Prompt
Of the records that follow, copy only the lines from the line containing "Write the matplotlib code for this chart." to the line containing "ax.set_ylim(-(px_b - 428)", both included, exactly as written.

Source material
----
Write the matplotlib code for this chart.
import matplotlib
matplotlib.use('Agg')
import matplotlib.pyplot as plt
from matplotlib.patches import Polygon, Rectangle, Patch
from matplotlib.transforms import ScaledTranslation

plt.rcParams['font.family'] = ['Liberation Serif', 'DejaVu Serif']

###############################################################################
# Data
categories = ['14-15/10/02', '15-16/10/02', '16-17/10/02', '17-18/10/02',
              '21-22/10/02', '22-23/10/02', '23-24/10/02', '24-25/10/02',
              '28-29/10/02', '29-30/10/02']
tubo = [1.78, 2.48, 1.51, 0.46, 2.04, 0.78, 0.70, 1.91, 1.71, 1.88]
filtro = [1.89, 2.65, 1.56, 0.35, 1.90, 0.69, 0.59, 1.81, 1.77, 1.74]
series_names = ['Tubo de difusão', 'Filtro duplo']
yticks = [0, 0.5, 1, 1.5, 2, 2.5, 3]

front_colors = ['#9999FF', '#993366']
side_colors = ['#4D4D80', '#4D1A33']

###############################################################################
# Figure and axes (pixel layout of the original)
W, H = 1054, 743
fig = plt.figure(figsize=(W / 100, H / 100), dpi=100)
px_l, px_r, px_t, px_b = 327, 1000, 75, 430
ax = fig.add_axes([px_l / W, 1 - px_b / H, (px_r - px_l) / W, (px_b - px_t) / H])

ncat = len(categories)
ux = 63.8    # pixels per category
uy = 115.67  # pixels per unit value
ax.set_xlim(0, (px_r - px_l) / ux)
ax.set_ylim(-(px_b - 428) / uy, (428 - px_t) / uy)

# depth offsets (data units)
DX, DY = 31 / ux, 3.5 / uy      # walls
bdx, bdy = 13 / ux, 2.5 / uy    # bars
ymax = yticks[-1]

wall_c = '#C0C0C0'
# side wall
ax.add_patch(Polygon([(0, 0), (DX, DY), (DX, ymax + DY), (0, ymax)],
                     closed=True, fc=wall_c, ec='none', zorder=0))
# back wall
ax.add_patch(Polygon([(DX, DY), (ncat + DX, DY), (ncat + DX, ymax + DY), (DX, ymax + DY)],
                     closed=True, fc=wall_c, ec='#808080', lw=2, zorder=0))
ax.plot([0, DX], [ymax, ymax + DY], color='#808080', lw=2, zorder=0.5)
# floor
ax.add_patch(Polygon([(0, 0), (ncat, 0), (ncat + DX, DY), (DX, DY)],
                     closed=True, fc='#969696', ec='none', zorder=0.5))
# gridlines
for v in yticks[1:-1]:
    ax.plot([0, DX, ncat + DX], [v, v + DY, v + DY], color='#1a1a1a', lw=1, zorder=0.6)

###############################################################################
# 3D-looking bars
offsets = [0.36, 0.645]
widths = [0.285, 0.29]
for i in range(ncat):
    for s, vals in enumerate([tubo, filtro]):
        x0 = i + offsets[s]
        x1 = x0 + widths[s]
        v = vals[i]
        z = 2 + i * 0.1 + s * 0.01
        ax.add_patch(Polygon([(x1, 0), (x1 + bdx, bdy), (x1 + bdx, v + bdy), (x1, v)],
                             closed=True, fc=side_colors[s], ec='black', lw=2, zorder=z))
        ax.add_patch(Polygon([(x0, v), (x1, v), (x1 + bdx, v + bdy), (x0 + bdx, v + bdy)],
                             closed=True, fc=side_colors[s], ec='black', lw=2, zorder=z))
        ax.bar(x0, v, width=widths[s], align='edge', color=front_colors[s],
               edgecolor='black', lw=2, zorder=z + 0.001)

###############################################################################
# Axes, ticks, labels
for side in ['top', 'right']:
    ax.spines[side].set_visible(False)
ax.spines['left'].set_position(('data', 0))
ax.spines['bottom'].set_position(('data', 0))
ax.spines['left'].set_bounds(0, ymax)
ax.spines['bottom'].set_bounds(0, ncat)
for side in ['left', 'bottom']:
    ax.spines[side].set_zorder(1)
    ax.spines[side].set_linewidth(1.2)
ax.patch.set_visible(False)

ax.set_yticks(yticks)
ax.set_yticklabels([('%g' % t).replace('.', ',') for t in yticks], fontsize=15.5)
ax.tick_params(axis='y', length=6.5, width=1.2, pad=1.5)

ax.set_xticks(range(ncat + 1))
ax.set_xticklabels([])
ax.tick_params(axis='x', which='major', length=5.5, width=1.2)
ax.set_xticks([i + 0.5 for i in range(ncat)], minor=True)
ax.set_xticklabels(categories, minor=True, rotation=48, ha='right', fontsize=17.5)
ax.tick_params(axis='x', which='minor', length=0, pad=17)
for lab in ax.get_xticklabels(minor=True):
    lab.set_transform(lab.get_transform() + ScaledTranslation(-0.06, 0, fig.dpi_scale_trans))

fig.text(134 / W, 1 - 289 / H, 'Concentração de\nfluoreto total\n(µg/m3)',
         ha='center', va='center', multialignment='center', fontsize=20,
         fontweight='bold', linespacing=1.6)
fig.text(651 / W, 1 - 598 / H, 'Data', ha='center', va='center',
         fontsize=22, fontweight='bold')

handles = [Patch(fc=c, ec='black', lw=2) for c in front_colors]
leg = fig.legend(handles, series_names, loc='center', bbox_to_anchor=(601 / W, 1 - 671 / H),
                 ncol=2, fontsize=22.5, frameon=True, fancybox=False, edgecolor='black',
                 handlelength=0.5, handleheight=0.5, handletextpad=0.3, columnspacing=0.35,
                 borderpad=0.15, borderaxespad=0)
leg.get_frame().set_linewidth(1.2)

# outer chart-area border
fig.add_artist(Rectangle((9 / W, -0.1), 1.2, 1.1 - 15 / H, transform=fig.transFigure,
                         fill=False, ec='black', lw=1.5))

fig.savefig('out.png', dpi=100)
----
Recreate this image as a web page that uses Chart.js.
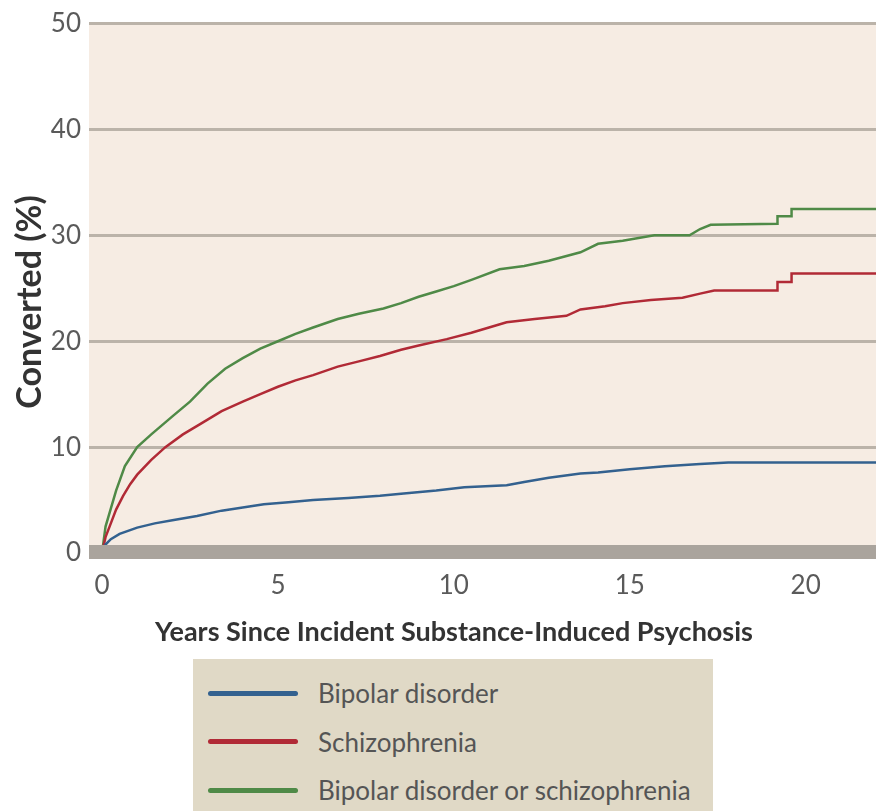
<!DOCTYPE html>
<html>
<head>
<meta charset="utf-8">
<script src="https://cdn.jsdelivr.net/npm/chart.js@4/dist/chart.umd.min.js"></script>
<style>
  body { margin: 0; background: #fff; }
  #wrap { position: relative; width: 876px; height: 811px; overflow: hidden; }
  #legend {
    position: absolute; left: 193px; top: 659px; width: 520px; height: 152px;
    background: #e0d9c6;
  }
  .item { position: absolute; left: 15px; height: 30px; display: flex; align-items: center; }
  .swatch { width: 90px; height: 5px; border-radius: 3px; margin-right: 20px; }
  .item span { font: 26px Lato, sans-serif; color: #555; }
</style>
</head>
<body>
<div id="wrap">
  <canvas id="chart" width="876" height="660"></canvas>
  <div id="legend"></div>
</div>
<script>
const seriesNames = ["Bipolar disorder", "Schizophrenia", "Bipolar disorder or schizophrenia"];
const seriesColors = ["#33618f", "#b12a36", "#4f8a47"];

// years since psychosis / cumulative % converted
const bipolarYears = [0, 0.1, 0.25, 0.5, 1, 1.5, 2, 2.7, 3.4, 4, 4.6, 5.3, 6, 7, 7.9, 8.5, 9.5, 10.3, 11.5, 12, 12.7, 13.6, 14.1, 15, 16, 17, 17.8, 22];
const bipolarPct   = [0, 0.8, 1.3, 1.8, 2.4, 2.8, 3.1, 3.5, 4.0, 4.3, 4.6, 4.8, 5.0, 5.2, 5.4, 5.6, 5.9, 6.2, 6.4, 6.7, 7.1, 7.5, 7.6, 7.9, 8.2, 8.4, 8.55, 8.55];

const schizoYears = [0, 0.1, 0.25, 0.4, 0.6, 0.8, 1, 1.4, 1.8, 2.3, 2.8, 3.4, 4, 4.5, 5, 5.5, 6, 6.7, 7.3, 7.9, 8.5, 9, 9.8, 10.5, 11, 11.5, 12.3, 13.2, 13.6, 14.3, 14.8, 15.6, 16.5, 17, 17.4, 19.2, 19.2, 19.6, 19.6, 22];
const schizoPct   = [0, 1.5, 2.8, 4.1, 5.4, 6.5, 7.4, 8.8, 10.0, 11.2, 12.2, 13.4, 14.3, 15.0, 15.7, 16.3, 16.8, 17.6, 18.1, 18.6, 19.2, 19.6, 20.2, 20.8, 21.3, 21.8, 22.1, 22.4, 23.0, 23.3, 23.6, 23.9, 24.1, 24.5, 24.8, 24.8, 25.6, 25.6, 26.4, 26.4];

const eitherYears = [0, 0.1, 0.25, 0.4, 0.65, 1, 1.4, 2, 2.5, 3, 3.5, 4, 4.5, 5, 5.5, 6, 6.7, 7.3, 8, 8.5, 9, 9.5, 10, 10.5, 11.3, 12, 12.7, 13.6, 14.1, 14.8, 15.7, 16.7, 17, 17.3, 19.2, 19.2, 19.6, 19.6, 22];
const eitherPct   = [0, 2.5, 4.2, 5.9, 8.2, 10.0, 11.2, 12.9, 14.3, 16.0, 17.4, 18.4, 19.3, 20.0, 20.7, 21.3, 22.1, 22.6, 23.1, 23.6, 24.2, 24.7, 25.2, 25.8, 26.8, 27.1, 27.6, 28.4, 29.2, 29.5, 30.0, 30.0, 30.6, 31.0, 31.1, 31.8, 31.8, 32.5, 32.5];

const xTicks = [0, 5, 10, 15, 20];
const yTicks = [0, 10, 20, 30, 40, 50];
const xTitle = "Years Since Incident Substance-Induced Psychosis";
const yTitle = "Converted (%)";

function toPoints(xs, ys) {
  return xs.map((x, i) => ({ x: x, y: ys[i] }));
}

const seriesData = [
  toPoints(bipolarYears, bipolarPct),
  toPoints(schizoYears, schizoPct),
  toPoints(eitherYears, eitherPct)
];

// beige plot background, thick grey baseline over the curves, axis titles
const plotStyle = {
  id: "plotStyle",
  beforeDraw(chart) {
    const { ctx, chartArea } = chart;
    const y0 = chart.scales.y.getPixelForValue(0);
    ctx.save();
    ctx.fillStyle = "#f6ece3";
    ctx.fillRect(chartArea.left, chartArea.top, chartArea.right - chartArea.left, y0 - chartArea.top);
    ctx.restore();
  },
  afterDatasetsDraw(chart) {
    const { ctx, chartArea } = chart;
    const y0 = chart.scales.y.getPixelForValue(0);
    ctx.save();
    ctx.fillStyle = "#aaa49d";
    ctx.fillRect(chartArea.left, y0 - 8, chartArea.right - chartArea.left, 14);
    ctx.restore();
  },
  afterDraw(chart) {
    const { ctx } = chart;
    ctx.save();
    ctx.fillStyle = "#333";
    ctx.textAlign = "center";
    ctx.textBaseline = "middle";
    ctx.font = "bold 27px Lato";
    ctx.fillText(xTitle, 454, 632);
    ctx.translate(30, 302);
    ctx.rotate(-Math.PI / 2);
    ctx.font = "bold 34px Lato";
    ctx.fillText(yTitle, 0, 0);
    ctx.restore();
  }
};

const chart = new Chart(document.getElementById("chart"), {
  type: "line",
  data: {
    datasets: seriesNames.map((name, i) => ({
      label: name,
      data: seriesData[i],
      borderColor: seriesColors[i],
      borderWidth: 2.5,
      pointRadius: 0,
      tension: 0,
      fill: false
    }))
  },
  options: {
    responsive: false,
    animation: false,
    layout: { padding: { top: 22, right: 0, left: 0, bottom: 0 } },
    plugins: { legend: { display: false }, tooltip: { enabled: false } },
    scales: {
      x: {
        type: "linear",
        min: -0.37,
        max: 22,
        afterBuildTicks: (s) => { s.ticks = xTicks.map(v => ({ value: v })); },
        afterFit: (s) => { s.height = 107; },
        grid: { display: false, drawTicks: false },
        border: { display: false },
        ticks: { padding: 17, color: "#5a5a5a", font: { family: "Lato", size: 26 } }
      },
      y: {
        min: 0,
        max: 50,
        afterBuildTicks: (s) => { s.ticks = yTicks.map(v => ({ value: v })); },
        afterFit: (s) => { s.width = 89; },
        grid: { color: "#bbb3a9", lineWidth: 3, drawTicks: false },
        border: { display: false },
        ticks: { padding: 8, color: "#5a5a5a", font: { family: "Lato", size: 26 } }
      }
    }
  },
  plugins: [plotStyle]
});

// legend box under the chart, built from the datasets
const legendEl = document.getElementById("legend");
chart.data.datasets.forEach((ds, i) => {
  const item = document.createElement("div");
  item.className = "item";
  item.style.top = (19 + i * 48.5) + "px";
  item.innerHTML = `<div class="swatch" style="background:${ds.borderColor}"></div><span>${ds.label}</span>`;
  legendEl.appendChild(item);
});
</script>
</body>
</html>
----
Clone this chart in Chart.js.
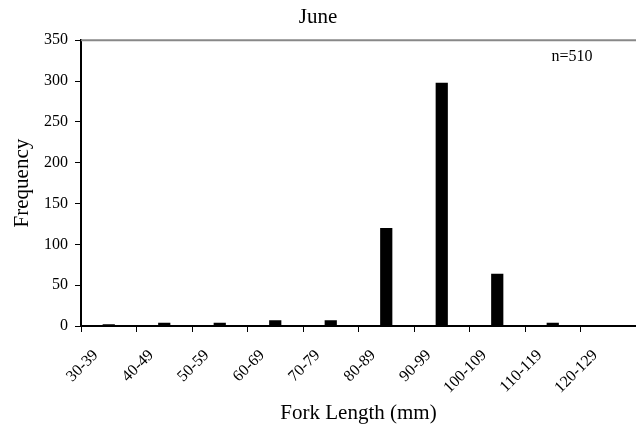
----
Task output
Write the matplotlib code for this chart.
import matplotlib
matplotlib.use('Agg')
import matplotlib.pyplot as plt
from matplotlib.patches import Polygon, Rectangle, Patch
from matplotlib.transforms import ScaledTranslation

plt.rcParams['font.family'] = ['Liberation Serif', 'DejaVu Serif']

###############################################################################
# Data
categories = ['14-15/10/02', '15-16/10/02', '16-17/10/02', '17-18/10/02',
              '21-22/10/02', '22-23/10/02', '23-24/10/02', '24-25/10/02',
              '28-29/10/02', '29-30/10/02']
tubo = [1.78, 2.48, 1.51, 0.46, 2.04, 0.78, 0.70, 1.91, 1.71, 1.88]
filtro = [1.89, 2.65, 1.56, 0.35, 1.90, 0.69, 0.59, 1.81, 1.77, 1.74]
series_names = ['Tubo de difusão', 'Filtro duplo']
yticks = [0, 0.5, 1, 1.5, 2, 2.5, 3]

front_colors = ['#9999FF', '#993366']
side_colors = ['#4D4D80', '#4D1A33']

###############################################################################
# Figure and axes (pixel layout of the original)
W, H = 1054, 743
fig = plt.figure(figsize=(W / 100, H / 100), dpi=100)
px_l, px_r, px_t, px_b = 327, 1000, 75, 430
ax = fig.add_axes([px_l / W, 1 - px_b / H, (px_r - px_l) / W, (px_b - px_t) / H])

ncat = len(categories)
ux = 63.8    # pixels per category
uy = 115.67  # pixels per unit value
ax.set_xlim(0, (px_r - px_l) / ux)
ax.set_ylim(-(px_b - 428) / uy, (428 - px_t) / uy)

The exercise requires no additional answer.